I first encountered Andrew Lawrence-King and The Harp Consort as participants in an uncommonly enterprising Lufthansa Festival of Baroque Music at St. John's Smith Square, London, in May 2002. The theme was New Worlds: the allure of exotic music and distant lands. Mid-17th-century Hispanic baroque combines intellectualism and sensuality in a rich mix.
This joyous CD juxtaposes an exuberant Mass by Juan Gutiérrez de Padilla (1590-1664) with Latin American and African folk-dances which inspired it, and it exemplifies how much remains to be discovered in Latin America. The project originated at the annual summer Festival of Baroque and Early Music at the Abbaye de Saint-Michel-en-Tierache, near the Belgian border.
Padilla was born in Malaga and emigrated to Puebla, between Mexico City and Veracruz, where he became maestro de capilla and was a central figure during a flowering of artistic achievement in the mid-17C, combining his musical duties with managing an enterprise which manufactured and sold bajones and chirimias (bass dulcinas and shawms, to be heard here).
The 'parody mass' Ego flos campi is based on a then extant motet, which is brought to new life with colourful rhythms and syncopations. In this programme, the five normal sections of the Mass are surrounded by instrumental and vocal items that will be new to most listeners, and which hold interest easily with their vivid secular texts and catchy tunes. Andrew Lawrence-King plays Spanish harp, organ and psaltery and is is largely responsible for this rich brew, and for engaging an ideal team of singers and players, with instruments which range from familiar bowed and plucked string instruments of the period to exotica such as the bajon and an array of traditional percussion including the jacaras de la costa, a conch shell!

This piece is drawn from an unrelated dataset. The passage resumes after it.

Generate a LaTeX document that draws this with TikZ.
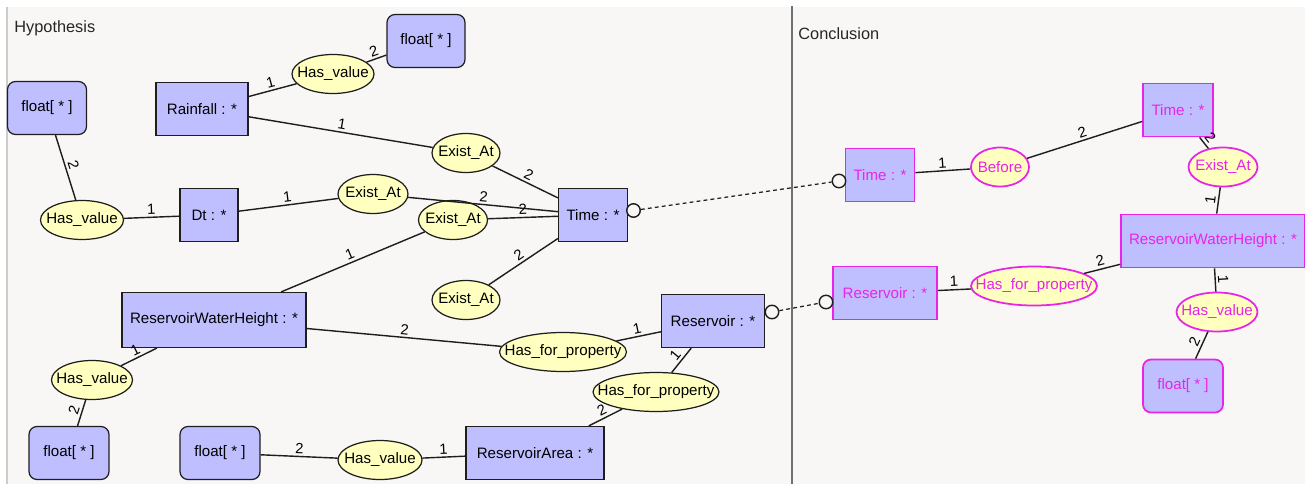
\documentclass[tikz,border=0pt]{standalone}
\usepackage{fontspec}
\setmainfont{Liberation Sans}
\usetikzlibrary{shapes.geometric,positioning}

\definecolor{conceptfill}{RGB}{191,191,255}
\definecolor{relfill}{RGB}{255,255,192}
\definecolor{linecol}{RGB}{30,30,30}
\definecolor{concmag}{RGB}{232,36,232}
\definecolor{panelbg}{RGB}{249,247,245}
\definecolor{divider}{RGB}{112,112,112}

\tikzset{
  concept/.style={rectangle,draw=linecol,line width=0.7pt,fill=conceptfill,
    minimum width=#1,minimum height=1.06cm,inner sep=0pt,
    font=\fontsize{8.6}{10}\selectfont},
  valbox/.style={concept=#1,rounded corners=0.16cm},
  relation/.style={ellipse,draw=linecol,line width=0.7pt,fill=relfill,
    minimum width=#1,minimum height=0.78cm,inner xsep=-1cm,inner ysep=0pt,
    font=\fontsize{8.6}{10}\selectfont},
  concl/.style={draw=concmag,line width=1pt,text=concmag},
  port/.style={circle,draw=linecol,line width=0.8pt,fill=panelbg,
    minimum size=0.27cm,inner sep=0pt},
  link/.style={draw=linecol,line width=0.8pt},
  num/.style={font=\fontsize{8.4}{10}\selectfont,sloped,above,inner sep=1.3pt},
  title/.style={anchor=west,inner sep=2pt,text=black!85,
    font=\fontsize{9.3}{11}\selectfont}
}

\begin{document}
\begin{tikzpicture}[x=0.02cm,y=-0.02cm]
   \useasboundingbox (0,0) rectangle (1305,484);
   % panels
   \fill[white] (0,0) rectangle (1305,484);
   \fill[panelbg] (7,7) rectangle (1305,484);
   \draw[black!20,line width=0.6pt] (7,7) -- (7,484);
   \draw[divider,line width=1.6pt] (792,6) -- (792,484);
   \node[title] (hyp) at (10.5,28) {Hypothesis};
   \node[title] (conc) at (794.5,34) {Conclusion};

   % hypothesis graph
   \node[valbox=1.56cm] (ftop) at (426,41) {float[ * ]};
   \node[concept=1.84cm] (rain) at (202,109) {Rainfall : *};
   \node[valbox=1.58cm] (fleft) at (47,108) {float[ * ]};
   \node[concept=1.38cm] (time) at (593,215) {Time : *};
   \node[concept=1.16cm] (dt) at (209,215) {Dt : *};
   \node[concept=3.68cm,minimum height=1.1cm] (rwh) at (214,320) {ReservoirWaterHeight : *};
   \node[valbox=1.6cm] (fbl) at (69,453) {float[ * ]};
   \node[valbox=1.6cm] (fbm) at (220,453) {float[ * ]};
   \node[concept=2.76cm] (area) at (535,453) {ReservoirArea : *};
   \node[concept=2.06cm] (res) at (713,321) {Reservoir : *};

   \node[relation=1.64cm] (hv1) at (333,74) {Has\_value};
   \node[relation=1.36cm] (ex1) at (466,153) {Exist\_At};
   \node[relation=1.66cm] (hv2) at (82,220) {Has\_value};
   \node[relation=1.4cm] (ex2) at (373,194) {Exist\_At};
   \node[relation=1.38cm] (ex3) at (453,220) {Exist\_At};
   \node[relation=1.36cm] (ex4) at (466,300) {Exist\_At};
   \node[relation=1.62cm] (hv3) at (92,380) {Has\_value};
   \node[relation=1.68cm] (hv4) at (380,460) {Has\_value};
   \node[relation=2.54cm] (hfp1) at (563,352) {Has\_for\_property};
   \node[relation=2.52cm] (hfp2) at (656,392) {Has\_for\_property};

   \node[port] (tport) at (633.5,210.5) {};
   \node[port] (rport) at (772,312) {};

   % conclusion graph
   \node[concept=1.38cm,concl] (ctime) at (880,175) {Time : *};
   \node[concept=1.4cm,concl] (ctime2) at (1178,110) {Time : *};
   \node[concept=3.68cm,concl] (crwh) at (1213,241) {ReservoirWaterHeight : *};
   \node[concept=2.08cm,concl] (cres) at (885,293) {Reservoir : *};
   \node[valbox=1.6cm,concl] (cfl) at (1183,386) {float[ * ]};

   \node[relation=1.16cm,concl] (before) at (1000,167) {Before};
   \node[relation=1.38cm,concl] (cex) at (1223,167) {Exist\_At};
   \node[relation=2.52cm,concl] (chfp) at (1034,286) {Has\_for\_property};
   \node[relation=1.62cm,concl] (chv) at (1217,312) {Has\_value};

   \node[port] (cport1) at (839,181) {};
   \node[port] (cport2) at (826,302) {};

   \path[link,nodes={num}]
(rain) edge node {1} (hv1)
(hv1) edge node {2} (ftop)
(rain) edge node {1} (ex1)
(ex1) edge node {2} (time)
(fleft) edge node {2} (hv2)
(hv2) edge node {1} (dt)
(dt) edge node {1} (ex2)
(ex2) edge node {2} (time)
(ex3) edge node {2} (time)
(rwh) edge node {1} (ex3)
(ex4) edge node {2} (time)
(rwh) edge node {2} (hfp1)
(hfp1) edge node {1} (res)
(hfp2) edge node {1} (res)
(area) edge node {2} (hfp2)
(rwh) edge node {1} (hv3)
(hv3) edge node {2} (fbl)
(fbm) edge node {2} (hv4)
(hv4) edge node {1} (area)
(ctime) edge node {1} (before)
(before) edge node {2} (ctime2)
(ctime2) edge node {2} (cex)
(cex) edge node {1} (crwh)
(cres) edge node {1} (chfp)
(chfp) edge node {2} (crwh)
(crwh) edge node {1} (chv)
(chv) edge node {2} (cfl);

   \draw[linecol,line width=0.7pt,dash pattern=on 2.2pt off 1.8pt] (tport) -- (cport1);
   \draw[linecol,line width=0.7pt,dash pattern=on 2.2pt off 1.8pt] (rport) -- (cport2);
\end{tikzpicture}
\end{document}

The presentation is lavish and itself delightful. There is a fully illustrated book which is too large to fit into a jewel case, so there is a special slip case. Each performer is identified with initials by name, voice and instrument, so that you can follow exactly what you are hearing. The words are provided in clear print, in the original languages (Latin and Spanish) and in English and French translation, and there is an essay by Andrew Lawrence-King, both learned and pleasurable to read, to put the music into perspective. A Christmas present that everyone would enjoy.